Do not carry the pictures over; copy every other part of the entries exactly.

________________________________________

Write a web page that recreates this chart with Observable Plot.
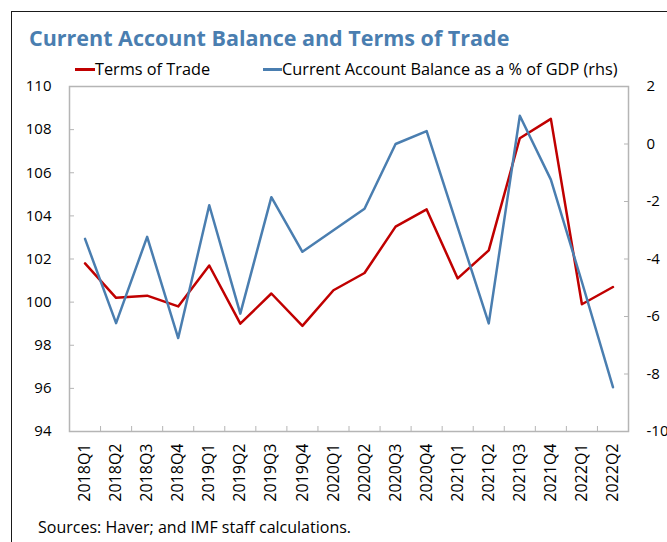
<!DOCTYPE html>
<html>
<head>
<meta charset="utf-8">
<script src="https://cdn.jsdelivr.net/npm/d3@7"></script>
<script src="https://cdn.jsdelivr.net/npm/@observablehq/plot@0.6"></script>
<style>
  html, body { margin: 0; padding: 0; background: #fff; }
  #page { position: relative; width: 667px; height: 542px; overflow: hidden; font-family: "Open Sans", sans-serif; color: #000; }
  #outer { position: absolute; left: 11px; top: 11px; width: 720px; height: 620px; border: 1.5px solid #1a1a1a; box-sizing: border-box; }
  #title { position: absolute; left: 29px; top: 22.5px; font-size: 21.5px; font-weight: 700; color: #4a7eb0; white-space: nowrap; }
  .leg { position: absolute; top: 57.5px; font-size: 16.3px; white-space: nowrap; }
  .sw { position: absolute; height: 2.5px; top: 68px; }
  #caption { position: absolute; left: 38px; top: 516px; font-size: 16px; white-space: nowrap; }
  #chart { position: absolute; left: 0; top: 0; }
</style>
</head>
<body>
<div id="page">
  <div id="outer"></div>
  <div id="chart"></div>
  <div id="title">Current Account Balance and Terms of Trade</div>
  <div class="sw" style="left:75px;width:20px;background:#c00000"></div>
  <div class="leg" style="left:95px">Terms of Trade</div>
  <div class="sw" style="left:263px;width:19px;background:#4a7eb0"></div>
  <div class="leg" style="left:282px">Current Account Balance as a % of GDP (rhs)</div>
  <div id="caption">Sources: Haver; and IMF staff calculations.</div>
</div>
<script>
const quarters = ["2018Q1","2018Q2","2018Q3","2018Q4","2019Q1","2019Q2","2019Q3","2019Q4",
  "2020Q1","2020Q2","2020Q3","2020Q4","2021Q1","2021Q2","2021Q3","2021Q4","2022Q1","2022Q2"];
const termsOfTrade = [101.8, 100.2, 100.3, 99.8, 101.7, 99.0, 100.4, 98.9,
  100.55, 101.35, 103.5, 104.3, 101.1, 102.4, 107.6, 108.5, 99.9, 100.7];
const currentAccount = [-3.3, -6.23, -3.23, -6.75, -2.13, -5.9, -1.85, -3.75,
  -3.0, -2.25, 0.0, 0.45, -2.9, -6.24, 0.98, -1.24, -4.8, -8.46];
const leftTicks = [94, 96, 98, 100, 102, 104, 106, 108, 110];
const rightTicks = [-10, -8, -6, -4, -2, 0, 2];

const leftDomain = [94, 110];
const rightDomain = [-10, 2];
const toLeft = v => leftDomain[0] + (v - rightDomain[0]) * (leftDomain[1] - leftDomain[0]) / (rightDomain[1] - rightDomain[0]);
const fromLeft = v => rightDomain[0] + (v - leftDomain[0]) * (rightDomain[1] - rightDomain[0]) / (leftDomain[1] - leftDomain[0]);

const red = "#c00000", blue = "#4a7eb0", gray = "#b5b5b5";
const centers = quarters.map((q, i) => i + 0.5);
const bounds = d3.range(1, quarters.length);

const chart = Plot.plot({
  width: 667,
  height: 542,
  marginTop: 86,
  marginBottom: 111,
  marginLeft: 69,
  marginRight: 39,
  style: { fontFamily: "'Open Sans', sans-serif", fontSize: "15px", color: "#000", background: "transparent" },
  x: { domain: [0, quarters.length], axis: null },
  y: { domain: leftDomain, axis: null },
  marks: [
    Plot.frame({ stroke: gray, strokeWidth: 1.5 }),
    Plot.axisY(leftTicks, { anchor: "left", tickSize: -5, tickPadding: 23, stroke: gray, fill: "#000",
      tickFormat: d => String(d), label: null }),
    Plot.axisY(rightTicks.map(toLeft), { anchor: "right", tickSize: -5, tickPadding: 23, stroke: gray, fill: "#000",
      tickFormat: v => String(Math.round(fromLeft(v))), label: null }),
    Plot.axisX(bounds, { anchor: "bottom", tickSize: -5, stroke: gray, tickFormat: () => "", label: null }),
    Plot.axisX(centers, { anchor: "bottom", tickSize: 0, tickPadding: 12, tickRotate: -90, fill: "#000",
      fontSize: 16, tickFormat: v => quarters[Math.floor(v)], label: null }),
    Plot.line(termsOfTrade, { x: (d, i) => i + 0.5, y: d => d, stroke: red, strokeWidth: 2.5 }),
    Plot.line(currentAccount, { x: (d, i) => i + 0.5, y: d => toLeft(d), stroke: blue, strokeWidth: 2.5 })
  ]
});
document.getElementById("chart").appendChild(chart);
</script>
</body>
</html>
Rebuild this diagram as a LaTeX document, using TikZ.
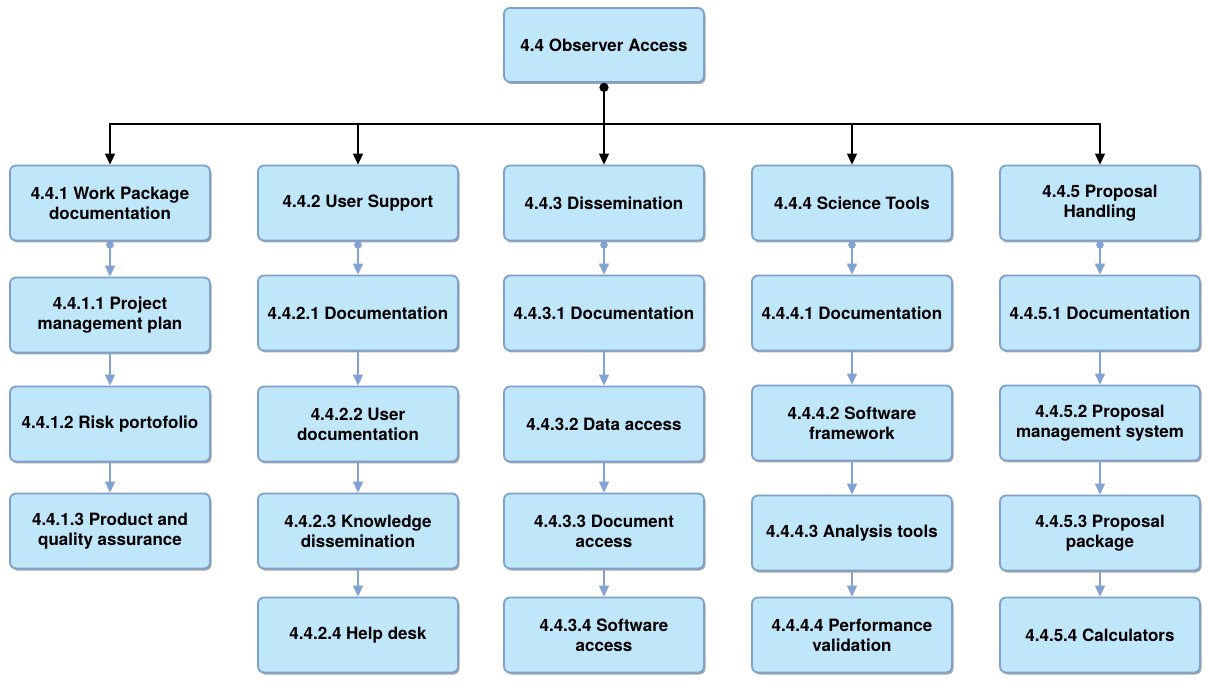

________________________________________

**COMPLETE ANSWER**:
Write a web page that recreates this chart with Observable Plot.
<!DOCTYPE html>
<html>
<head>
<meta charset="utf-8">
<script src="https://cdn.jsdelivr.net/npm/d3@7"></script>
<script src="https://cdn.jsdelivr.net/npm/@observablehq/plot@0.6"></script>
<style>
  html, body { margin: 0; padding: 0; background: #fff; }
  #page { position: relative; width: 667px; height: 542px; overflow: hidden; font-family: "Open Sans", sans-serif; color: #000; }
  #outer { position: absolute; left: 11px; top: 11px; width: 720px; height: 620px; border: 1.5px solid #1a1a1a; box-sizing: border-box; }
  #title { position: absolute; left: 29px; top: 22.5px; font-size: 21.5px; font-weight: 700; color: #4a7eb0; white-space: nowrap; }
  .leg { position: absolute; top: 57.5px; font-size: 16.3px; white-space: nowrap; }
  .sw { position: absolute; height: 2.5px; top: 68px; }
  #caption { position: absolute; left: 38px; top: 516px; font-size: 16px; white-space: nowrap; }
  #chart { position: absolute; left: 0; top: 0; }
</style>
</head>
<body>
<div id="page">
  <div id="outer"></div>
  <div id="chart"></div>
  <div id="title">Current Account Balance and Terms of Trade</div>
  <div class="sw" style="left:75px;width:20px;background:#c00000"></div>
  <div class="leg" style="left:95px">Terms of Trade</div>
  <div class="sw" style="left:263px;width:19px;background:#4a7eb0"></div>
  <div class="leg" style="left:282px">Current Account Balance as a % of GDP (rhs)</div>
  <div id="caption">Sources: Haver; and IMF staff calculations.</div>
</div>
<script>
const quarters = ["2018Q1","2018Q2","2018Q3","2018Q4","2019Q1","2019Q2","2019Q3","2019Q4",
  "2020Q1","2020Q2","2020Q3","2020Q4","2021Q1","2021Q2","2021Q3","2021Q4","2022Q1","2022Q2"];
const termsOfTrade = [101.8, 100.2, 100.3, 99.8, 101.7, 99.0, 100.4, 98.9,
  100.55, 101.35, 103.5, 104.3, 101.1, 102.4, 107.6, 108.5, 99.9, 100.7];
const currentAccount = [-3.3, -6.23, -3.23, -6.75, -2.13, -5.9, -1.85, -3.75,
  -3.0, -2.25, 0.0, 0.45, -2.9, -6.24, 0.98, -1.24, -4.8, -8.46];
const leftTicks = [94, 96, 98, 100, 102, 104, 106, 108, 110];
const rightTicks = [-10, -8, -6, -4, -2, 0, 2];

const leftDomain = [94, 110];
const rightDomain = [-10, 2];
const toLeft = v => leftDomain[0] + (v - rightDomain[0]) * (leftDomain[1] - leftDomain[0]) / (rightDomain[1] - rightDomain[0]);
const fromLeft = v => rightDomain[0] + (v - leftDomain[0]) * (rightDomain[1] - rightDomain[0]) / (leftDomain[1] - leftDomain[0]);

const red = "#c00000", blue = "#4a7eb0", gray = "#b5b5b5";
const centers = quarters.map((q, i) => i + 0.5);
const bounds = d3.range(1, quarters.length);

const chart = Plot.plot({
  width: 667,
  height: 542,
  marginTop: 86,
  marginBottom: 111,
  marginLeft: 69,
  marginRight: 39,
  style: { fontFamily: "'Open Sans', sans-serif", fontSize: "15px", color: "#000", background: "transparent" },
  x: { domain: [0, quarters.length], axis: null },
  y: { domain: leftDomain, axis: null },
  marks: [
    Plot.frame({ stroke: gray, strokeWidth: 1.5 }),
    Plot.axisY(leftTicks, { anchor: "left", tickSize: -5, tickPadding: 23, stroke: gray, fill: "#000",
      tickFormat: d => String(d), label: null }),
    Plot.axisY(rightTicks.map(toLeft), { anchor: "right", tickSize: -5, tickPadding: 23, stroke: gray, fill: "#000",
      tickFormat: v => String(Math.round(fromLeft(v))), label: null }),
    Plot.axisX(bounds, { anchor: "bottom", tickSize: -5, stroke: gray, tickFormat: () => "", label: null }),
    Plot.axisX(centers, { anchor: "bottom", tickSize: 0, tickPadding: 12, tickRotate: -90, fill: "#000",
      fontSize: 16, tickFormat: v => quarters[Math.floor(v)], label: null }),
    Plot.line(termsOfTrade, { x: (d, i) => i + 0.5, y: d => d, stroke: red, strokeWidth: 2.5 }),
    Plot.line(currentAccount, { x: (d, i) => i + 0.5, y: d => toLeft(d), stroke: blue, strokeWidth: 2.5 })
  ]
});
document.getElementById("chart").appendChild(chart);
</script>
</body>
</html>
Rebuild this diagram as a LaTeX document, using TikZ.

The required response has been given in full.